Set down all of the data that follows word for word, without the images.

»»

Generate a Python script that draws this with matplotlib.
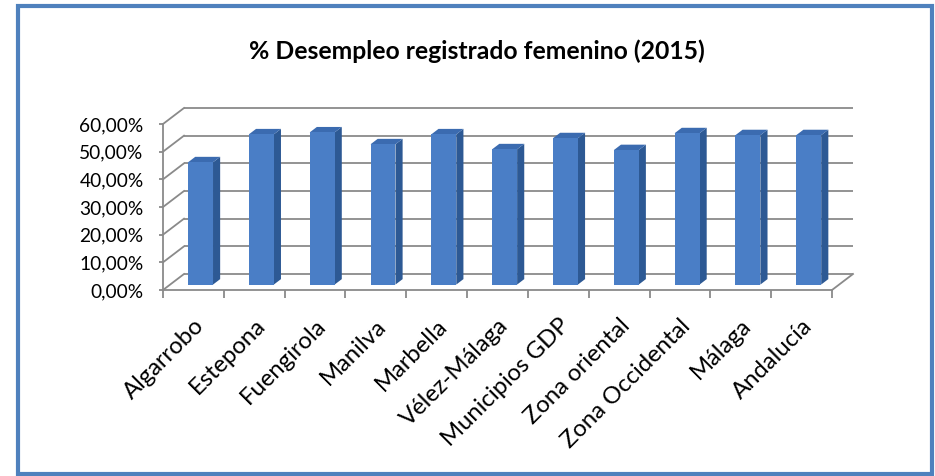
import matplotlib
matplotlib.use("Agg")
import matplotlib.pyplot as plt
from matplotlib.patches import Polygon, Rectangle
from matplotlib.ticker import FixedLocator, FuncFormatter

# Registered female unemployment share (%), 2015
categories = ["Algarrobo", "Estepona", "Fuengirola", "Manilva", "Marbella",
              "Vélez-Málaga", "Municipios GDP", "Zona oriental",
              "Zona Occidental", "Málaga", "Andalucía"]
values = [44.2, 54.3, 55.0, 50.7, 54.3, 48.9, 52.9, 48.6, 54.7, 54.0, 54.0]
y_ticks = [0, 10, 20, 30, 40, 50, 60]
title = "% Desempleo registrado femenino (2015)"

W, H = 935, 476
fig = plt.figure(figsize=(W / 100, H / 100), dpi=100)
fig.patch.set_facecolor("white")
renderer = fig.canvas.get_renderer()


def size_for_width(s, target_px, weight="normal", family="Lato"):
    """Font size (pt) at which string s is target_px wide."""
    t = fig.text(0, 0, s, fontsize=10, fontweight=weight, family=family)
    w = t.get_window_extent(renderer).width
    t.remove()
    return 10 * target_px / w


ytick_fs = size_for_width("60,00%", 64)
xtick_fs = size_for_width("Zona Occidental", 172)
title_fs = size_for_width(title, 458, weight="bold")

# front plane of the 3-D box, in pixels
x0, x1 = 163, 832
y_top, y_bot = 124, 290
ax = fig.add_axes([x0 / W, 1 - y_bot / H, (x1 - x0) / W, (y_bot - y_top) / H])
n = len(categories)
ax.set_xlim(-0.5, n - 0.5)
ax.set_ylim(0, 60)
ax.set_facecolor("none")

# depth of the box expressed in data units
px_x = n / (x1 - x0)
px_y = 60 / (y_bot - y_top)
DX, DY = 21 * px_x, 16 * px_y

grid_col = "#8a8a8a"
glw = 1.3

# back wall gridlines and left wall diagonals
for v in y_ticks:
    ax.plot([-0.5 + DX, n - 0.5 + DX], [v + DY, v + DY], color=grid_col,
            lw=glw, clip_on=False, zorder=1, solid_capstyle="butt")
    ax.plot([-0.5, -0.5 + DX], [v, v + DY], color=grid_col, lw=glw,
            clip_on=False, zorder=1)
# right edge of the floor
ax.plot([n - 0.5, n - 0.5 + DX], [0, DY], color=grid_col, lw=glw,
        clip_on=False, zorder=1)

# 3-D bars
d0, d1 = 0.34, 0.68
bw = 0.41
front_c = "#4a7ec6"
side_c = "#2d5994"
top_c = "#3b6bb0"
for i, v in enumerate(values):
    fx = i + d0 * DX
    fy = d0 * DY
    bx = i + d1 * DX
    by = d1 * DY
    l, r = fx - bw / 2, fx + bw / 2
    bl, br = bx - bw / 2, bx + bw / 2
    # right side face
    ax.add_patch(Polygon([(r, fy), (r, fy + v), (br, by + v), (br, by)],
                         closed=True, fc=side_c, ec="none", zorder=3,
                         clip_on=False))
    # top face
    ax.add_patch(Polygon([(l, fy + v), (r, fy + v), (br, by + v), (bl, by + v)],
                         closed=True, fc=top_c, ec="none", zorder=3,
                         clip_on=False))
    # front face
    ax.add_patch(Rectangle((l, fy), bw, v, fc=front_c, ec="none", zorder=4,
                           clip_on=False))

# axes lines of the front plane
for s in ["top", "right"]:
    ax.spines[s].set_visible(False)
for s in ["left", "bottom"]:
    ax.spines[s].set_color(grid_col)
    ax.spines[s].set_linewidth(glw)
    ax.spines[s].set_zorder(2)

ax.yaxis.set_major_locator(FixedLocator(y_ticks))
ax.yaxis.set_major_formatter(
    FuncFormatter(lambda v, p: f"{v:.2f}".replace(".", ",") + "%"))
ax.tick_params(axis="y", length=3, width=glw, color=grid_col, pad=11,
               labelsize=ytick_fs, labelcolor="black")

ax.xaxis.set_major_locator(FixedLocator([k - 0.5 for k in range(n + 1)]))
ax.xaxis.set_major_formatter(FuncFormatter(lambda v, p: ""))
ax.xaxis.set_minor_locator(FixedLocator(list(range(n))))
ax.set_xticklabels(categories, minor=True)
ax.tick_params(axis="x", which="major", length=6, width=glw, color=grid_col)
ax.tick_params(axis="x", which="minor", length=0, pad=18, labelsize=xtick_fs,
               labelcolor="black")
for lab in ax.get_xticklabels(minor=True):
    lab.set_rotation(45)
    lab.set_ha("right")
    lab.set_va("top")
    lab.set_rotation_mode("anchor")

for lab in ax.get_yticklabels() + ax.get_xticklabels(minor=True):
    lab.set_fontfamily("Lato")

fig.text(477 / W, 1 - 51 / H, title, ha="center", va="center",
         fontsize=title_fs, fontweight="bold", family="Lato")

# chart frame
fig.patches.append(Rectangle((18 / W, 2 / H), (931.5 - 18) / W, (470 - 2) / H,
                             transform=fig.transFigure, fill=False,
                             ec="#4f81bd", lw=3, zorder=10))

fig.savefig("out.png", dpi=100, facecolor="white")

««

WRITTEN ANSWER
Generate a Python script that draws this with matplotlib.
import matplotlib
matplotlib.use("Agg")
import matplotlib.pyplot as plt
from matplotlib.patches import Polygon, Rectangle
from matplotlib.ticker import FixedLocator, FuncFormatter

# Registered female unemployment share (%), 2015
categories = ["Algarrobo", "Estepona", "Fuengirola", "Manilva", "Marbella",
              "Vélez-Málaga", "Municipios GDP", "Zona oriental",
              "Zona Occidental", "Málaga", "Andalucía"]
values = [44.2, 54.3, 55.0, 50.7, 54.3, 48.9, 52.9, 48.6, 54.7, 54.0, 54.0]
y_ticks = [0, 10, 20, 30, 40, 50, 60]
title = "% Desempleo registrado femenino (2015)"

W, H = 935, 476
fig = plt.figure(figsize=(W / 100, H / 100), dpi=100)
fig.patch.set_facecolor("white")
renderer = fig.canvas.get_renderer()


def size_for_width(s, target_px, weight="normal", family="Lato"):
    """Font size (pt) at which string s is target_px wide."""
    t = fig.text(0, 0, s, fontsize=10, fontweight=weight, family=family)
    w = t.get_window_extent(renderer).width
    t.remove()
    return 10 * target_px / w


ytick_fs = size_for_width("60,00%", 64)
xtick_fs = size_for_width("Zona Occidental", 172)
title_fs = size_for_width(title, 458, weight="bold")

# front plane of the 3-D box, in pixels
x0, x1 = 163, 832
y_top, y_bot = 124, 290
ax = fig.add_axes([x0 / W, 1 - y_bot / H, (x1 - x0) / W, (y_bot - y_top) / H])
n = len(categories)
ax.set_xlim(-0.5, n - 0.5)
ax.set_ylim(0, 60)
ax.set_facecolor("none")

# depth of the box expressed in data units
px_x = n / (x1 - x0)
px_y = 60 / (y_bot - y_top)
DX, DY = 21 * px_x, 16 * px_y

grid_col = "#8a8a8a"
glw = 1.3

# back wall gridlines and left wall diagonals
for v in y_ticks:
    ax.plot([-0.5 + DX, n - 0.5 + DX], [v + DY, v + DY], color=grid_col,
            lw=glw, clip_on=False, zorder=1, solid_capstyle="butt")
    ax.plot([-0.5, -0.5 + DX], [v, v + DY], color=grid_col, lw=glw,
            clip_on=False, zorder=1)
# right edge of the floor
ax.plot([n - 0.5, n - 0.5 + DX], [0, DY], color=grid_col, lw=glw,
        clip_on=False, zorder=1)

# 3-D bars
d0, d1 = 0.34, 0.68
bw = 0.41
front_c = "#4a7ec6"
side_c = "#2d5994"
top_c = "#3b6bb0"
for i, v in enumerate(values):
    fx = i + d0 * DX
    fy = d0 * DY
    bx = i + d1 * DX
    by = d1 * DY
    l, r = fx - bw / 2, fx + bw / 2
    bl, br = bx - bw / 2, bx + bw / 2
    # right side face
    ax.add_patch(Polygon([(r, fy), (r, fy + v), (br, by + v), (br, by)],
                         closed=True, fc=side_c, ec="none", zorder=3,
                         clip_on=False))
    # top face
    ax.add_patch(Polygon([(l, fy + v), (r, fy + v), (br, by + v), (bl, by + v)],
                         closed=True, fc=top_c, ec="none", zorder=3,
                         clip_on=False))
    # front face
    ax.add_patch(Rectangle((l, fy), bw, v, fc=front_c, ec="none", zorder=4,
                           clip_on=False))

# axes lines of the front plane
for s in ["top", "right"]:
    ax.spines[s].set_visible(False)
for s in ["left", "bottom"]:
    ax.spines[s].set_color(grid_col)
    ax.spines[s].set_linewidth(glw)
    ax.spines[s].set_zorder(2)

ax.yaxis.set_major_locator(FixedLocator(y_ticks))
ax.yaxis.set_major_formatter(
    FuncFormatter(lambda v, p: f"{v:.2f}".replace(".", ",") + "%"))
ax.tick_params(axis="y", length=3, width=glw, color=grid_col, pad=11,
               labelsize=ytick_fs, labelcolor="black")

ax.xaxis.set_major_locator(FixedLocator([k - 0.5 for k in range(n + 1)]))
ax.xaxis.set_major_formatter(FuncFormatter(lambda v, p: ""))
ax.xaxis.set_minor_locator(FixedLocator(list(range(n))))
ax.set_xticklabels(categories, minor=True)
ax.tick_params(axis="x", which="major", length=6, width=glw, color=grid_col)
ax.tick_params(axis="x", which="minor", length=0, pad=18, labelsize=xtick_fs,
               labelcolor="black")
for lab in ax.get_xticklabels(minor=True):
    lab.set_rotation(45)
    lab.set_ha("right")
    lab.set_va("top")
    lab.set_rotation_mode("anchor")

for lab in ax.get_yticklabels() + ax.get_xticklabels(minor=True):
    lab.set_fontfamily("Lato")

fig.text(477 / W, 1 - 51 / H, title, ha="center", va="center",
         fontsize=title_fs, fontweight="bold", family="Lato")

# chart frame
fig.patches.append(Rectangle((18 / W, 2 / H), (931.5 - 18) / W, (470 - 2) / H,
                             transform=fig.transFigure, fill=False,
                             ec="#4f81bd", lw=3, zorder=10))

fig.savefig("out.png", dpi=100, facecolor="white")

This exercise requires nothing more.